The autocracy tried to unite Russia around a war with Japan that began in February 1904 (see Russo-Japanese War). Defeats and the PSR’s assassination of the hard-line minister Vyacheslav von Plehve in July only fed discontent, which Nicholas unsuccessfully tried to arrest with a decree promising minor reforms in December 1904. Outrage erupted after the January 22, 1905, “Bloody Sunday” massacre of workers in St Petersburg, and the government lost control during what became the 1905 Revolution.

Strikes spread in the cities; in the countryside, peasants seized noble land and declared local self-rule. Mutinies erupted in the army and navy (see Potemkin Mutiny). Middle-class groups formed the Constitutional Democrat Party (Kadets), which sought a parliamentary democracy. Kadets allied with the PSR and the RSDLP and backed the foundation of “soviets” or councils of workers. In October 1905 a general strike, led by the St Petersburg Soviet, paralysed the Empire. On October 30, Nicholas was forced to issue his October Manifesto promising a parliament, the State Duma, and granting political liberties. The revolutionary movement subsided as middle-class Russians resolved to work within the new arrangements, while the army and courts martial quelled violent resistance from the soviets and peasants.

The restoration of the tsar’s authority did not solve underlying social and political questions. Elections to the first two Dumas (1906, 1907) yielded fractious parliaments and were rapidly closed; and a decree of June 16, 1907, altered the voting system to favour the most conservative parties and shut out anti-tsarist opposition. Nicholas and his advisers failed to rally enough creative and intelligent support to their side. They covertly fostered nationalist “Black Hundreds” to launch pogroms against Jews and socialists.
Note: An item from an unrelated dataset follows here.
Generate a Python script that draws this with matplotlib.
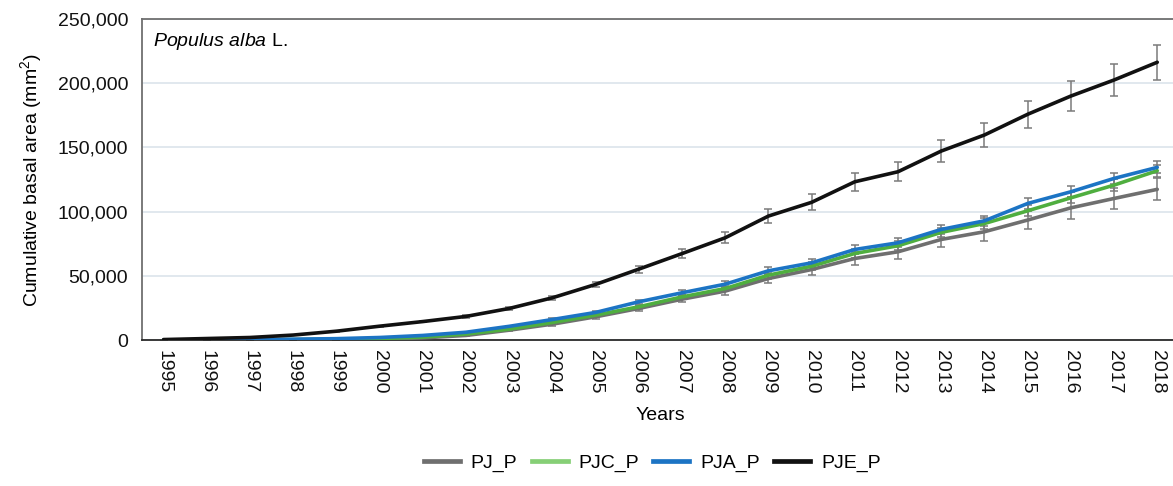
import matplotlib.pyplot as plt
from matplotlib.ticker import FuncFormatter

plt.rcParams['font.family'] = ['Liberation Sans', 'DejaVu Sans']
plt.rcParams['mathtext.fontset'] = 'custom'
plt.rcParams['mathtext.rm'] = 'Liberation Sans'
plt.rcParams['mathtext.it'] = 'Liberation Sans:italic'

years = list(range(1995, 2019))

# cumulative basal area (mm2)
pj_p = [0, 100, 200, 300, 400, 800, 1800, 3700, 7800, 12500, 18200, 24700, 31900,
        38200, 48000, 55000, 63600, 68800, 78400, 84400, 93500, 103000, 110300, 117400]
pjc_p = [0, 150, 300, 500, 800, 1300, 2400, 4800, 8600, 13800, 19500, 26000, 33700,
         40200, 50600, 57600, 67500, 73500, 83900, 90800, 100700, 110800, 120700, 131900]
pja_p = [0, 200, 500, 800, 1200, 2100, 3700, 6200, 10800, 16100, 21600, 29900, 36900,
         43600, 54000, 60200, 70600, 75800, 86200, 92900, 106400, 115500, 125900, 134500]
pje_p = [500, 1300, 2100, 4000, 7000, 10900, 14500, 18500, 24700, 33000, 43400, 55300, 67400,
         79700, 96600, 107300, 123300, 131100, 147200, 159700, 175800, 190000, 202500, 216300]

# standard errors
pj_err = [0, 0, 0, 0, 0, 200, 300, 500, 900, 1200, 1600, 2000, 2500,
          3000, 3800, 4500, 5000, 5500, 6000, 7000, 7300, 8500, 8000, 8500]
pjc_err = [0, 0, 0, 0, 0, 100, 200, 400, 600, 900, 1200, 1500, 1800,
           2200, 2600, 3000, 3300, 3500, 3800, 4000, 4200, 4400, 4500, 4600]
pja_err = [0, 0, 0, 0, 0, 100, 200, 400, 600, 900, 1200, 1500, 1800,
           2200, 2600, 3000, 3300, 3500, 3800, 4000, 4200, 4400, 4500, 4600]
pje_err = [0, 100, 200, 300, 400, 500, 700, 900, 1200, 1500, 2000, 2800, 3600,
           4300, 5400, 6300, 7000, 7500, 8500, 9000, 10500, 11500, 12500, 13500]

series = [
    ('PJ_P', pj_p, pj_err, '#6f6f6f', '#6f6f6f'),
    ('PJC_P', pjc_p, pjc_err, '#4fae3f', '#86cf76'),
    ('PJA_P', pja_p, pja_err, '#1c74c4', '#1c74c4'),
    ('PJE_P', pje_p, pje_err, '#111111', '#111111'),
]

fig = plt.figure(figsize=(11.73, 4.86), dpi=100)
ax = fig.add_axes([0.121, 0.3, 0.884, 0.661])

handles = []
for name, vals, err, col, legcol in series:
    ax.errorbar(years, vals, yerr=err, fmt='none', ecolor='#7a7a7a',
                elinewidth=1.1, capsize=3, capthick=1.1, zorder=2)
    ax.plot(years, vals, color=col, lw=2.6, zorder=3, solid_capstyle='round')
    h, = ax.plot([], [], color=legcol, lw=3.4, label=name)
    handles.append(h)

ax.set_xlim(1994.5, 2018.5)
ax.set_ylim(0, 250000)
ax.set_yticks([0, 50000, 100000, 150000, 200000, 250000])
ax.yaxis.set_major_formatter(FuncFormatter(lambda v, p: f'{int(v):,}'))
ax.set_xticks(years)
ax.set_xticklabels([str(y) for y in years], rotation=-90)
ax.tick_params(axis='both', length=0, labelsize=14, colors='#111111')
ax.tick_params(axis='x', pad=7)
ax.tick_params(axis='y', pad=10)

ax.grid(axis='y', color='#d9e2ea', lw=1.1)
ax.set_axisbelow(True)
ax.spines['top'].set_color('#707070')
ax.spines['left'].set_color('#707070')
ax.spines['bottom'].set_color('#2a2a2a')
ax.spines['right'].set_visible(False)
for s in ['top', 'left', 'bottom']:
    ax.spines[s].set_linewidth(1.3)

ax.set_xlabel('Years', fontsize=14, labelpad=10)
ax.set_ylabel('Cumulative basal area (mm$^{2}$)', fontsize=14, labelpad=10)

ax.text(0.011, 0.93, r'$\it{Populus\ alba}$ L.', transform=ax.transAxes,
        fontsize=14, va='center', ha='left')

fig.legend(handles=handles, loc='center', bbox_to_anchor=(0.556, 0.047), ncol=4,
           frameon=False, fontsize=14, handlelength=1.85, columnspacing=0.75,
           handletextpad=0.55)

plt.savefig('out.png', dpi=100)
plt.close()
Russification policies continued. Educated Russians increasingly divided into an alienated opposition, disappointed with the Duma and frustrated by government incompetence, and an “official” Russia that supported the autocracy and government, but worried that Nicholas was an unsuitable ruler.

The peasant revolution of 1905 was the only upheaval that stimulated the autocracy to constructive measures. Redemption payments for ex-serfs were abolished. To modernize agriculture and build support for private property among peasants, Prime Minister Pyotr Stolypin inaugurated a scheme to convert communal landholding into individual farms. This transformation of millions of small rural households would have required a long period of stability to achieve the intended result. It had only just begun by 1914.

After 1905 the socialist parties still tried to undermine the state. PSR tactics fragmented. Disputes raged between those who promoted terror, and those who wanted to enter the Duma; PSR peasant supporters were demoralized after 1905. The RSDLP attempted to heal the split between Bolsheviks and Mensheviks (although this rift was permanent from 1912), and grassroots pressure compelled both factions to contest Duma elections. Social Democrats in parliament called for workers’ rights; they also exploited legal trade unionism to organize at grassroots level.

Strike activity increased dramatically from 1912, when troops killed striking gold miners on the River Lena in Siberia. The RSDLP profited by this upswing to advance its ideas among educated and skilled workers. On the eve of World War I, in July 1914, another general strike brought St Petersburg to a standstill. Only the declaration of war ended the unrest in displays of patriotism similar to those witnessed elsewhere in Europe. The strike collapsed as workers apparently joined other sections of society to back the war.